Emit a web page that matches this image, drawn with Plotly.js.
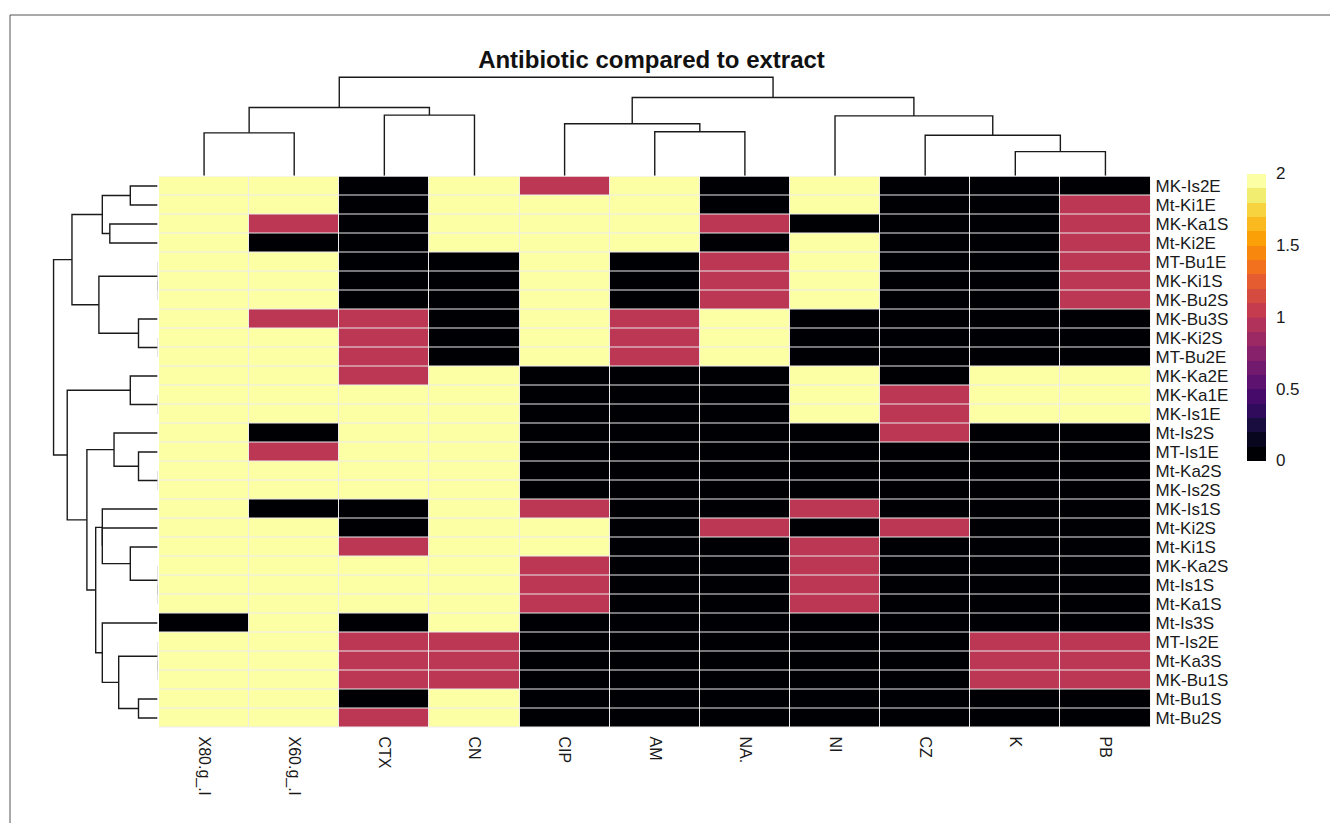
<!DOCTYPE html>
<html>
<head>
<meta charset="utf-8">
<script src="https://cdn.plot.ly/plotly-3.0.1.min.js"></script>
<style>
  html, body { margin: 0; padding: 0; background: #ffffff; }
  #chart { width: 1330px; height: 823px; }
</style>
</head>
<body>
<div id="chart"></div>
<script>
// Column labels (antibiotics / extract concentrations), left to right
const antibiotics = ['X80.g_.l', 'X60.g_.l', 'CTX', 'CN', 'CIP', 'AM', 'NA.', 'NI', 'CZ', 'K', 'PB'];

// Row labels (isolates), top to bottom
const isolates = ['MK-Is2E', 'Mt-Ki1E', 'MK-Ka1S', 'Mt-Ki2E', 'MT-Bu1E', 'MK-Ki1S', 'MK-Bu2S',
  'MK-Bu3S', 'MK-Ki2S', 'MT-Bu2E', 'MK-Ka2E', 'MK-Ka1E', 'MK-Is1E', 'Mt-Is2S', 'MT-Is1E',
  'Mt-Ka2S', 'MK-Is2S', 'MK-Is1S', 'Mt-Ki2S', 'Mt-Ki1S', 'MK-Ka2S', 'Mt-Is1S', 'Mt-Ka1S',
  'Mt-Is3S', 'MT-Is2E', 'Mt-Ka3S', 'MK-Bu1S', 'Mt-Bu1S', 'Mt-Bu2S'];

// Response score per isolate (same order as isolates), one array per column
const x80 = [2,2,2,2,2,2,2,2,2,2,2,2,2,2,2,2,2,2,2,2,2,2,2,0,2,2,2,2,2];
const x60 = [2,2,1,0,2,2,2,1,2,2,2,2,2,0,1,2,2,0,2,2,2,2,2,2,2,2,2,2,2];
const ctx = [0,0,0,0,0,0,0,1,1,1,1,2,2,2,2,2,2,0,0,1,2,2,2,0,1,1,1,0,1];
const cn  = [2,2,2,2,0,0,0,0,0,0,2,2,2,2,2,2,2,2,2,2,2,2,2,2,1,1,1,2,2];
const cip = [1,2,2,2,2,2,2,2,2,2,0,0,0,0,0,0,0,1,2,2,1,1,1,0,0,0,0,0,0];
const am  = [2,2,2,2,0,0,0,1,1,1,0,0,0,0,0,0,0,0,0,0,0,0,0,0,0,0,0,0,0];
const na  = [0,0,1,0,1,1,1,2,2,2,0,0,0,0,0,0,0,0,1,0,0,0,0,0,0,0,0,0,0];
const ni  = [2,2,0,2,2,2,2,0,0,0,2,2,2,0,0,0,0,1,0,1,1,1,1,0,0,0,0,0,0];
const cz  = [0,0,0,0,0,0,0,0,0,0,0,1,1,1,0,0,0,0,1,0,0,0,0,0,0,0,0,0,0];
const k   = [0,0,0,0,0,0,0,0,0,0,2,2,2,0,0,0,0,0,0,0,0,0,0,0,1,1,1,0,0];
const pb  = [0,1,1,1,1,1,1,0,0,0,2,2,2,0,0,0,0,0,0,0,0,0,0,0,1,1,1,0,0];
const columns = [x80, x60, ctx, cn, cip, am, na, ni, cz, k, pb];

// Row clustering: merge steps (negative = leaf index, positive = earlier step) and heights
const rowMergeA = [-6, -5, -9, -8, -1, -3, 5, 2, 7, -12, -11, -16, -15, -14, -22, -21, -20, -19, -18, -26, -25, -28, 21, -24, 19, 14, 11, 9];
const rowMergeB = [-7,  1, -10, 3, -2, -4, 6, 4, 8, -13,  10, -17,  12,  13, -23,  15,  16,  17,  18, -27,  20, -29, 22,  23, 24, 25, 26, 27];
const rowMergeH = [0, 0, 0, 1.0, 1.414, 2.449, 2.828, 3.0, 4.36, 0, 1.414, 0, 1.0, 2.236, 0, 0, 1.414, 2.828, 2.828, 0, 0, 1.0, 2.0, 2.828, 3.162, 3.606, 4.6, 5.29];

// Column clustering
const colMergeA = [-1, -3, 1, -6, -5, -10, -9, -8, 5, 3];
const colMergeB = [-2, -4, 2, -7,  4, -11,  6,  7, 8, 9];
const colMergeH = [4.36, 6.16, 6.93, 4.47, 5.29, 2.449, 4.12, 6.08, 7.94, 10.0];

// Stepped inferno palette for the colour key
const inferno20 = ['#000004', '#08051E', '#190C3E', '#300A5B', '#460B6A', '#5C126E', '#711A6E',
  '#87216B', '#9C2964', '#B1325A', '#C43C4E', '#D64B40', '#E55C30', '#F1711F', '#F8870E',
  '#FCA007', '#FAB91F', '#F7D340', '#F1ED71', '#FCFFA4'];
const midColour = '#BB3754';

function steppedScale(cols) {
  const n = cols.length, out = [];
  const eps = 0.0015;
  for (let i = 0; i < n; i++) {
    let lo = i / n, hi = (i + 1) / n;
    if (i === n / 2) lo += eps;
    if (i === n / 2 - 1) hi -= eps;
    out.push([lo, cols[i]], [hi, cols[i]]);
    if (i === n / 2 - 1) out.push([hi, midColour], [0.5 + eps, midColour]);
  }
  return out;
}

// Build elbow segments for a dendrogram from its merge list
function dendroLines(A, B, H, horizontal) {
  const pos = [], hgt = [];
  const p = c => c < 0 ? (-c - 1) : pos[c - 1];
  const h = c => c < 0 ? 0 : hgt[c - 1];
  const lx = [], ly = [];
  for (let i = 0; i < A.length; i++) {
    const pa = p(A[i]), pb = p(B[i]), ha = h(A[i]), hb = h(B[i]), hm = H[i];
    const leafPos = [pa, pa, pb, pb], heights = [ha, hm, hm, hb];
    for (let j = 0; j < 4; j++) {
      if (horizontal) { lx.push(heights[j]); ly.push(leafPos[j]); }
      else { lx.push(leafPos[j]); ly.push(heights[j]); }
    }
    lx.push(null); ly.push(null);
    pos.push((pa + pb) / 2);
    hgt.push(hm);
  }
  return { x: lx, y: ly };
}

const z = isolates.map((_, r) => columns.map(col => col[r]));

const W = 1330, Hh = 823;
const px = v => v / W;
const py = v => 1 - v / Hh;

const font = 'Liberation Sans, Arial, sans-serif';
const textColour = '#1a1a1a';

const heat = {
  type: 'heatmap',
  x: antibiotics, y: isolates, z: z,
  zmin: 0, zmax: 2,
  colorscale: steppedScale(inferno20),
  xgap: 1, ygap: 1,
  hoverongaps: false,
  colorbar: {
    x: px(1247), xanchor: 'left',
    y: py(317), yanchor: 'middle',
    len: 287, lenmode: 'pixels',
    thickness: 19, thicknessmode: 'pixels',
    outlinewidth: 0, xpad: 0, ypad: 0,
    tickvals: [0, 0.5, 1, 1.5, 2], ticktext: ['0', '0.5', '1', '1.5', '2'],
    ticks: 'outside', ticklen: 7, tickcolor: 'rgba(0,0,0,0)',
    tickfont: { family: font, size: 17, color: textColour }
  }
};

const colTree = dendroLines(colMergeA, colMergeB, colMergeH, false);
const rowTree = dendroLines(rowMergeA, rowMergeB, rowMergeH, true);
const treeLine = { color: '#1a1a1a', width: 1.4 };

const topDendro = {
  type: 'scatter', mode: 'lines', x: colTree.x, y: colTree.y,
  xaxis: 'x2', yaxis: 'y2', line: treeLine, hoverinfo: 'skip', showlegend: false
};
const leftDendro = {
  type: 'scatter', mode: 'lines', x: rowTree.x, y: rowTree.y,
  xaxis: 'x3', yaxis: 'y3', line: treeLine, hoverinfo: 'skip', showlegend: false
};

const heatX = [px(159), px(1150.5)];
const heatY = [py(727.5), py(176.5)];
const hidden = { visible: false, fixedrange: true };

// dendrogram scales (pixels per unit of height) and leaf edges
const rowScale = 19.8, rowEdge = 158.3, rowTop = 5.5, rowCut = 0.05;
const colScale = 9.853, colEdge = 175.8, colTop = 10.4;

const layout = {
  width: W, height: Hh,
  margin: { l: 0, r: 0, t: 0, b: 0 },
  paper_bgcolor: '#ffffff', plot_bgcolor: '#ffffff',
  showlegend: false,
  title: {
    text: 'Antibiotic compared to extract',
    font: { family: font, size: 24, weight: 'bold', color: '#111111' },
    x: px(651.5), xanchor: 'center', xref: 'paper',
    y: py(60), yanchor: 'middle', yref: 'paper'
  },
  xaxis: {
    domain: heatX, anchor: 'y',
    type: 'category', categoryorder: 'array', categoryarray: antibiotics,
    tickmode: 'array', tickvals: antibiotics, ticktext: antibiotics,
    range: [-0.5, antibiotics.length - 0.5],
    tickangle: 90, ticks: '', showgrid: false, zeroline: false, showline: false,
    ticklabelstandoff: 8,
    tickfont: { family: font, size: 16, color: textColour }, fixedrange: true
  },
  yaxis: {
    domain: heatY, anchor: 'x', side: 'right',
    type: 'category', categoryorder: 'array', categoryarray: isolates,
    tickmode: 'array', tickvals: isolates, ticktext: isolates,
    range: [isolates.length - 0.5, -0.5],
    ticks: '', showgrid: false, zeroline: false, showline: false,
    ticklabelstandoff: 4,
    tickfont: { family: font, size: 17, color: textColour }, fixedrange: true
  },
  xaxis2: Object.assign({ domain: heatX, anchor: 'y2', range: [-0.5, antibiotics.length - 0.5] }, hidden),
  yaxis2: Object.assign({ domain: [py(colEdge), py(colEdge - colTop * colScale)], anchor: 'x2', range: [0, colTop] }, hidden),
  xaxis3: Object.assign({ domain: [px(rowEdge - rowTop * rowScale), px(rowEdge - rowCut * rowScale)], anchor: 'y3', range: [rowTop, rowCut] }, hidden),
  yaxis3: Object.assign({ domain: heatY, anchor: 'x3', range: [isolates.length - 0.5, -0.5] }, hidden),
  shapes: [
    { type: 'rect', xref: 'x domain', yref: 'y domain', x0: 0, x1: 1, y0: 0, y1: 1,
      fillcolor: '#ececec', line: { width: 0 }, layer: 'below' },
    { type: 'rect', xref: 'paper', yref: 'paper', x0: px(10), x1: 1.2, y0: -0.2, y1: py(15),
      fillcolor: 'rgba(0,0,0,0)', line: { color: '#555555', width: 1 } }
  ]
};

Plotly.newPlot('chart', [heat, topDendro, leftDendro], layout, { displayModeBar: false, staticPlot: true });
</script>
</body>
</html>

....................

# Brief:
Would you reproduce the lines above, from the very first through the line containing "cz, k, pb];", exactly and without the pictures?

# Written reply:
Emit a web page that matches this image, drawn with Plotly.js.
<!DOCTYPE html>
<html>
<head>
<meta charset="utf-8">
<script src="https://cdn.plot.ly/plotly-3.0.1.min.js"></script>
<style>
  html, body { margin: 0; padding: 0; background: #ffffff; }
  #chart { width: 1330px; height: 823px; }
</style>
</head>
<body>
<div id="chart"></div>
<script>
// Column labels (antibiotics / extract concentrations), left to right
const antibiotics = ['X80.g_.l', 'X60.g_.l', 'CTX', 'CN', 'CIP', 'AM', 'NA.', 'NI', 'CZ', 'K', 'PB'];

// Row labels (isolates), top to bottom
const isolates = ['MK-Is2E', 'Mt-Ki1E', 'MK-Ka1S', 'Mt-Ki2E', 'MT-Bu1E', 'MK-Ki1S', 'MK-Bu2S',
  'MK-Bu3S', 'MK-Ki2S', 'MT-Bu2E', 'MK-Ka2E', 'MK-Ka1E', 'MK-Is1E', 'Mt-Is2S', 'MT-Is1E',
  'Mt-Ka2S', 'MK-Is2S', 'MK-Is1S', 'Mt-Ki2S', 'Mt-Ki1S', 'MK-Ka2S', 'Mt-Is1S', 'Mt-Ka1S',
  'Mt-Is3S', 'MT-Is2E', 'Mt-Ka3S', 'MK-Bu1S', 'Mt-Bu1S', 'Mt-Bu2S'];

// Response score per isolate (same order as isolates), one array per column
const x80 = [2,2,2,2,2,2,2,2,2,2,2,2,2,2,2,2,2,2,2,2,2,2,2,0,2,2,2,2,2];
const x60 = [2,2,1,0,2,2,2,1,2,2,2,2,2,0,1,2,2,0,2,2,2,2,2,2,2,2,2,2,2];
const ctx = [0,0,0,0,0,0,0,1,1,1,1,2,2,2,2,2,2,0,0,1,2,2,2,0,1,1,1,0,1];
const cn  = [2,2,2,2,0,0,0,0,0,0,2,2,2,2,2,2,2,2,2,2,2,2,2,2,1,1,1,2,2];
const cip = [1,2,2,2,2,2,2,2,2,2,0,0,0,0,0,0,0,1,2,2,1,1,1,0,0,0,0,0,0];
const am  = [2,2,2,2,0,0,0,1,1,1,0,0,0,0,0,0,0,0,0,0,0,0,0,0,0,0,0,0,0];
const na  = [0,0,1,0,1,1,1,2,2,2,0,0,0,0,0,0,0,0,1,0,0,0,0,0,0,0,0,0,0];
const ni  = [2,2,0,2,2,2,2,0,0,0,2,2,2,0,0,0,0,1,0,1,1,1,1,0,0,0,0,0,0];
const cz  = [0,0,0,0,0,0,0,0,0,0,0,1,1,1,0,0,0,0,1,0,0,0,0,0,0,0,0,0,0];
const k   = [0,0,0,0,0,0,0,0,0,0,2,2,2,0,0,0,0,0,0,0,0,0,0,0,1,1,1,0,0];
const pb  = [0,1,1,1,1,1,1,0,0,0,2,2,2,0,0,0,0,0,0,0,0,0,0,0,1,1,1,0,0];
const columns = [x80, x60, ctx, cn, cip, am, na, ni, cz, k, pb];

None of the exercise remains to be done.